Challenging the Pipeline
FERC certificate challenge: A challenge to the Federal Energy Regulatory Commission’s (FERC) issuance of a certificate for the ACP (on October 13, 2017) was filed with the Fourth Circuit Court of Appeals in August of 2018 and has since been transferred to the D.C. Circuit Court of Appeals. The plaintiffs are 14 conservation groups, represented by the Southern Environmental Law Center (SELC), Appalachian Mountain Advocates, and Chesapeake Bay Foundation. One basis of the suit is the petitioners’ contention that FERC did not look behind the affiliate agreements that Dominion Energy and Duke Energy (principal partners in the project) claim demonstrate that the pipeline is needed in Virginia and North Carolina markets. The petitioners argue that FERC’s Environmental Impact Statement, including its environmental justice review, is fatally flawed. As a part of this case, the City of Staunton and Nelson County have filed “friends of the court briefs” stating their concerns regarding the impacts of the ACP on their communities. Oral arguments will be this fall.

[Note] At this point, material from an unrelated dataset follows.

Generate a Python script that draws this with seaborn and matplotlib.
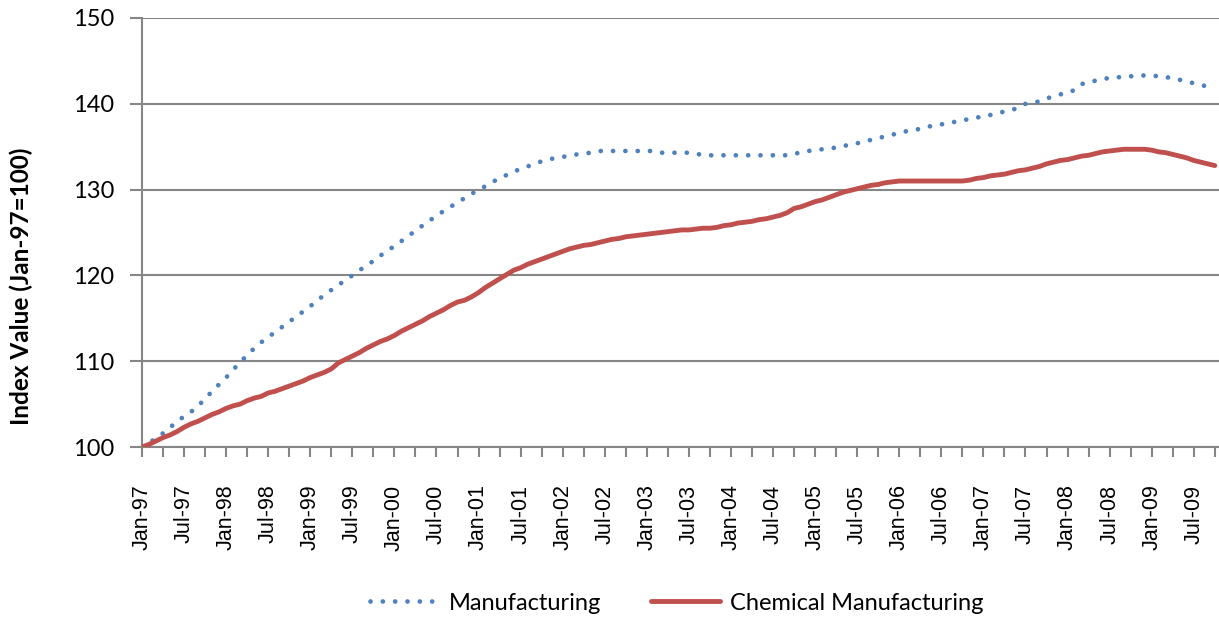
import pandas as pd
import seaborn as sns
import matplotlib.pyplot as plt
from matplotlib import transforms

# monthly index values, Jan-97 .. Oct-09 (Jan-97 = 100)
manufacturing = [
    100.0, 100.5, 101.0, 101.6, 102.3, 102.9, 103.6, 104.1, 104.8, 105.6, 106.5, 107.3,  # 1997
    108.1, 109.0, 109.9, 110.7, 111.5, 112.2, 112.8, 113.4, 114.0, 114.6, 115.2, 115.8,  # 1998
    116.4, 117.1, 117.7, 118.3, 118.9, 119.4, 120.0, 120.6, 121.1, 121.7, 122.3, 122.9,  # 1999
    123.4, 124.0, 124.6, 125.2, 125.8, 126.4, 126.9, 127.5, 128.0, 128.5, 129.0, 129.5,  # 2000
    130.0, 130.4, 130.9, 131.3, 131.7, 132.1, 132.4, 132.7, 133.0, 133.3, 133.5, 133.7,  # 2001
    133.8, 134.0, 134.1, 134.2, 134.3, 134.5, 134.5, 134.5, 134.5, 134.5, 134.5, 134.5,  # 2002
    134.5, 134.5, 134.3, 134.3, 134.3, 134.3, 134.3, 134.2, 134.0, 134.0, 134.0, 134.0,  # 2003
    134.0, 134.0, 134.0, 134.0, 134.0, 134.0, 134.0, 134.0, 134.0, 134.2, 134.3, 134.5,  # 2004
    134.6, 134.7, 134.8, 134.9, 135.1, 135.2, 135.4, 135.6, 135.8, 136.0, 136.2, 136.4,  # 2005
    136.6, 136.8, 136.9, 137.1, 137.3, 137.5, 137.6, 137.8, 137.9, 138.1, 138.2, 138.4,  # 2006
    138.5, 138.7, 138.9, 139.1, 139.3, 139.5, 140.0, 140.1, 140.3, 140.6, 140.9, 141.1,  # 2007
    141.3, 141.6, 142.3, 142.5, 142.7, 142.9, 143.0, 143.1, 143.1, 143.2, 143.3, 143.3,  # 2008
    143.3, 143.2, 143.1, 143.0, 142.8, 142.6, 142.4, 142.2, 142.0, 141.8,                # 2009
]

chemical = [
    100.0, 100.3, 100.7, 101.1, 101.4, 101.8, 102.3, 102.7, 103.0, 103.4, 103.8, 104.1,  # 1997
    104.5, 104.8, 105.0, 105.4, 105.7, 105.9, 106.3, 106.5, 106.8, 107.1, 107.4, 107.7,  # 1998
    108.1, 108.4, 108.7, 109.1, 109.8, 110.2, 110.6, 111.0, 111.5, 111.9, 112.3, 112.6,  # 1999
    113.0, 113.5, 113.9, 114.3, 114.7, 115.2, 115.6, 116.0, 116.5, 116.9, 117.1, 117.5,  # 2000
    118.0, 118.6, 119.1, 119.6, 120.1, 120.6, 120.9, 121.3, 121.6, 121.9, 122.2, 122.5,  # 2001
    122.8, 123.1, 123.3, 123.5, 123.6, 123.8, 124.0, 124.2, 124.3, 124.5, 124.6, 124.7,  # 2002
    124.8, 124.9, 125.0, 125.1, 125.2, 125.3, 125.3, 125.4, 125.5, 125.5, 125.6, 125.8,  # 2003
    125.9, 126.1, 126.2, 126.3, 126.5, 126.6, 126.8, 127.0, 127.3, 127.8, 128.0, 128.3,  # 2004
    128.6, 128.8, 129.1, 129.4, 129.7, 129.9, 130.1, 130.3, 130.5, 130.6, 130.8, 130.9,  # 2005
    131.0, 131.0, 131.0, 131.0, 131.0, 131.0, 131.0, 131.0, 131.0, 131.0, 131.1, 131.3,  # 2006
    131.4, 131.6, 131.7, 131.8, 132.0, 132.2, 132.3, 132.5, 132.7, 133.0, 133.2, 133.4,  # 2007
    133.5, 133.7, 133.9, 134.0, 134.2, 134.4, 134.5, 134.6, 134.7, 134.7, 134.7, 134.7,  # 2008
    134.6, 134.4, 134.3, 134.1, 133.9, 133.7, 133.4, 133.2, 133.0, 132.8,                # 2009
]

months = pd.date_range('1997-01-01', periods=len(manufacturing), freq='MS')
month_labels = [d.strftime('%b-%y') for d in months]

df = pd.DataFrame({
    'month': range(len(months)),
    'Manufacturing': manufacturing,
    'Chemical Manufacturing': chemical,
})

sns.set_style('white')
plt.rcParams['font.family'] = ['Lato', 'DejaVu Sans']
plt.rcParams['text.color'] = 'black'
plt.rcParams['xtick.labelcolor'] = 'black'
plt.rcParams['ytick.labelcolor'] = 'black'
plt.rcParams['axes.labelcolor'] = 'black'

fig = plt.figure(figsize=(12.19, 6.17), dpi=100)
ax = fig.add_axes([142 / 1219, 1 - 447 / 617, 1 - 142 / 1219, (447 - 18) / 617])

grey = '#868686'
blue = '#4F81BD'
red = '#C0504D'

sns.lineplot(data=df, x='month', y='Manufacturing', ax=ax, color=blue, lw=3.4,
             label='Manufacturing', zorder=3)
ax.lines[-1].set_linestyle((0, (0.01, 2.6)))
ax.lines[-1].set_dash_capstyle('round')
sns.lineplot(data=df, x='month', y='Chemical Manufacturing', ax=ax, color=red, lw=3.5,
             label='Chemical Manufacturing', zorder=3)

ax.set_xlim(0, 153.6)
ax.set_ylim(100, 150)
ax.set_yticks(range(100, 151, 10))
ax.grid(axis='y', color=grey, lw=1.5)
ax.set_axisbelow(True)

for s in ['top', 'right']:
    ax.spines[s].set_visible(False)
for s in ['left', 'bottom']:
    ax.spines[s].set_color(grey)
    ax.spines[s].set_linewidth(1.5)

ticks = list(range(0, len(months), 3))
ax.set_xticks(ticks)
ax.set_xticklabels([month_labels[i] if months[i].month in (1, 7) else '' for i in ticks],
                   rotation=90, family='Liberation Sans', fontsize=15.5)
offset = transforms.ScaledTranslation(5 / 100, 0, fig.dpi_scale_trans)
for lab in ax.get_xticklabels():
    lab.set_transform(lab.get_transform() + offset)

ax.tick_params(axis='x', direction='out', length=7, width=1.5, color=grey, pad=20, bottom=True)
ax.tick_params(axis='y', direction='out', length=9, width=1.5, color=grey, pad=11,
               left=True, labelsize=17)

ax.set_xlabel('')
ax.set_ylabel('Index Value (Jan-97=100)', fontsize=17.5, fontweight='bold')
ax.yaxis.set_label_coords(-109 / 1077, 161 / 429)

ax.legend_.remove()
handles, labels = ax.get_legend_handles_labels()
fig.legend(handles, labels, loc='center', bbox_to_anchor=(677 / 1219, 1 - 603 / 617),
           ncol=2, frameon=False, fontsize=17, handlelength=2.9, handletextpad=0.45,
           columnspacing=2.1)

fig.savefig('out.png', dpi=100)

AT Crossing: On January 23, 2018, the U.S. Forest Service granted the ACP a Special Use Permit to cross national forest lands and a right-of-way to cross beneath the Trail after the Forest Service decided to amend its forest plans to accommodate the ACP. In February of 2018, seven groups filed suit to challenge, arguing that the Forest Service rushed to approval, despite serious questions about the project’s ability to be built over steep mountain terrain without serious environmental damage. On December 13, 2018, the Fourth Circuit ruled to throw out the permit, saying the Forest Service failed to assess off-forest alternatives, and lacked the authority to grant the project permission to cross the Appalachian Trail.
Unnerved by the ruling, the ACP and U.S. Forest Service asked the court to bring the case before a full panel of judges. The court said no, so the ACP and U.S. Forest Service lawyers have asked the U.S. Supreme Court to hear the case. The Supreme Court is expected to decide whether or not to take the case in October.